When discussing a topic related to problematic actions and behaviors in a marriage, she said … “We have the option to change them or repeat them.”
Simple But Hard
Over the years, I’ve learned that the simplest advice is often the most difficult to follow. As Tina noted here, if what we are doing right now is counterproductive to helping our relationship, we have the choice to do something else.
That’s the problem! For many people, especially me, pride can get in the way. I’m aware of the right thing to do, but I fail to do anything about it.
Thinking We Are Right
A few months ago, I was assigned to a work initiative with a project manager, Steve, who thought everything he said was 100% right.

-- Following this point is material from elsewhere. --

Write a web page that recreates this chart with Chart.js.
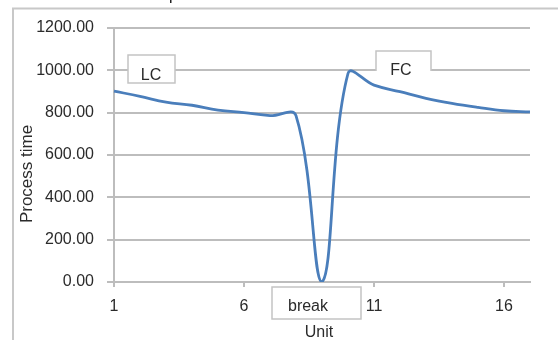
<!DOCTYPE html>
<html>
<head>
<meta charset="utf-8">
<script src="https://cdn.jsdelivr.net/npm/chart.js@4.4.1/dist/chart.umd.min.js"></script>
<style>
html,body{margin:0;padding:0;background:#fff;}
#wrap{position:relative;width:558px;height:340px;}
canvas{display:block;}
</style>
</head>
<body>
<div id="wrap"><canvas id="c" width="558" height="340"></canvas></div>
<script>
const categories = ['1','2','3','4','5','6','7','8','9','10','11','12','13','14','15','16','17'];
const processTime = [902, 877, 850, 835, 812, 800, 786, 786, 0, 985, 930, 899, 868, 844, 825, 809, 804];
const shownXLabels = ['1','6','11','16'];
const yTicks = [0, 200, 400, 600, 800, 1000, 1200];
const xTitle = 'Unit';
const yTitle = 'Process time';
const annotations = [
  {text:'LC', box:[128,55,47,28], tx:151, ty:76, bottom:true},
  {text:'FC', box:[376,51,55,20], tx:401, ty:71, bottom:false},
  {text:'break', box:[272,287,89,32], tx:308, ty:307, bottom:true}
];

const FONT = '"Liberation Sans", Arial, sans-serif';
const TXT = '#2b2b2b';
const GRID = '#bdbdbd';

const decor = {
  id:'decor',
  beforeDraw(chart){
    const ctx = chart.ctx;
    ctx.save();
    ctx.fillStyle='#fff';
    ctx.fillRect(0,0,558,340);
    ctx.strokeStyle='#c8c8c8';
    ctx.lineWidth=2;
    ctx.beginPath();
    ctx.moveTo(13,340);ctx.lineTo(13,8.5);ctx.lineTo(558,8.5);
    ctx.stroke();
    ctx.fillStyle='#222';
    ctx.fillRect(170,0,1.5,3);
    ctx.restore();
  },
  afterDraw(chart){
    const ctx = chart.ctx;
    ctx.save();
    annotations.forEach(a=>{
      const [x,y,w,h]=a.box;
      ctx.fillStyle='#fff';
      ctx.fillRect(x,y,w,h);
      ctx.strokeStyle='#c4c4c4';
      ctx.lineWidth=1.5;
      ctx.beginPath();
      if(a.bottom){
        ctx.rect(x,y,w,h);
      } else {
        ctx.moveTo(x,y+h);ctx.lineTo(x,y);ctx.lineTo(x+w,y);ctx.lineTo(x+w,y+h);
      }
      ctx.stroke();
      ctx.fillStyle=TXT;
      ctx.font='16px '+FONT;
      ctx.textAlign='center';
      ctx.textBaseline='middle';
      ctx.fillText(a.text,a.tx,a.ty);
    });
    ctx.fillStyle=TXT;
    ctx.font='16px '+FONT;
    ctx.textAlign='center';
    ctx.textBaseline='middle';
    ctx.fillText(xTitle,319,333);
    ctx.translate(27,174);
    ctx.rotate(-Math.PI/2);
    ctx.font='17px '+FONT;
    ctx.fillText(yTitle,0,0);
    ctx.restore();
  }
};

new Chart(document.getElementById('c'),{
  type:'line',
  data:{labels:categories,datasets:[{
    data:processTime,
    borderColor:'#4a7ebb',
    borderWidth:2.8,
    pointRadius:0,
    tension:0.4,
    fill:false
  }]},
  options:{
    responsive:false,
    animation:false,
    events:[],
    layout:{padding:{left:0,top:28,right:28,bottom:0}},
    plugins:{legend:{display:false},tooltip:{enabled:false},title:{display:false}},
    scales:{
      x:{
        type:'category',
        offset:false,
        afterFit(s){s.height=58;},
        border:{display:true,color:GRID,width:2},
        grid:{
          drawOnChartArea:false,
          drawTicks:true,
          tickLength:5,
          color:(c)=> shownXLabels.includes(categories[c.index]) ? GRID : 'rgba(0,0,0,0)',
          lineWidth:2
        },
        ticks:{
          autoSkip:false,
          maxRotation:0,
          padding:10,
          color:TXT,
          font:{family:FONT,size:16},
          callback(v,i){const l=categories[i];return shownXLabels.includes(l)?l:'';}
        }
      },
      y:{
        min:0,max:1200,
        afterFit(s){s.width=114;},
        afterBuildTicks(s){s.ticks=yTicks.map(v=>({value:v}));},
        border:{display:true,color:GRID,width:2},
        grid:{color:GRID,lineWidth:2,tickLength:7},
        ticks:{
          padding:13,
          color:TXT,
          font:{family:FONT,size:16},
          callback:(v)=>Number(v).toFixed(2)
        }
      }
    }
  },
  plugins:[decor]
});
</script>
</body>
</html>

Let me share a bit of a conversation he had with an SME (Les) during a status meeting:
STEVE: “So, Les … What do you think we should do with the new technology available to manage this database?”
LES: “Based on the research my team has done, we believe there are too many unknown variables. At this stage of the game, it’s probably best to use the proven application on the market, as this will help us control our risk.”
STEVE: “That might be right, Les, but this cool technology can be a game-changer. We should give it a try.”
LES: “I’m sure it can be a game-changer, but the issue here is we did not budget for it. Further, no one on our team knows how to use it.”
STEVE: “I think you are being a bit negative here, Les. My recommendation is we go with it, and your team needs to find a way to make it a reality.”
Living Alone on an Island
As illustrated with this example, Steve really does not care what Les is saying. He asked the question about the new technology even though he had already decided what to do.
When I officiated Div. I men’s collegiate basketball, one of my supervisor’s would often give the following advice before we walked onto the floor: “Don’t referee like you are living alone on an island.”
He meant that all three referees must be on the same page. We need to make sure we call a consistent game.
Steve is clearly living all by himself on an island, and he is unwilling to consider other perspectives. The more he listens to himself, the more he feels 100% right.
Start with Humility
Honest change begins with humility.
I’ve known that admitting my faults and showing vulnerability is the right thing to do. However, I was hard-headed for many years (i.e., decades), and it was more pleasurable to try to prove my point … I was right, and the other person was wrong!
Today, I am far less concerned about being right. Instead, I am practicing Tina’s advice and changing my behaviors.
There are times when others might believe they got the best of me, but winning these trivial matters is no longer important to me.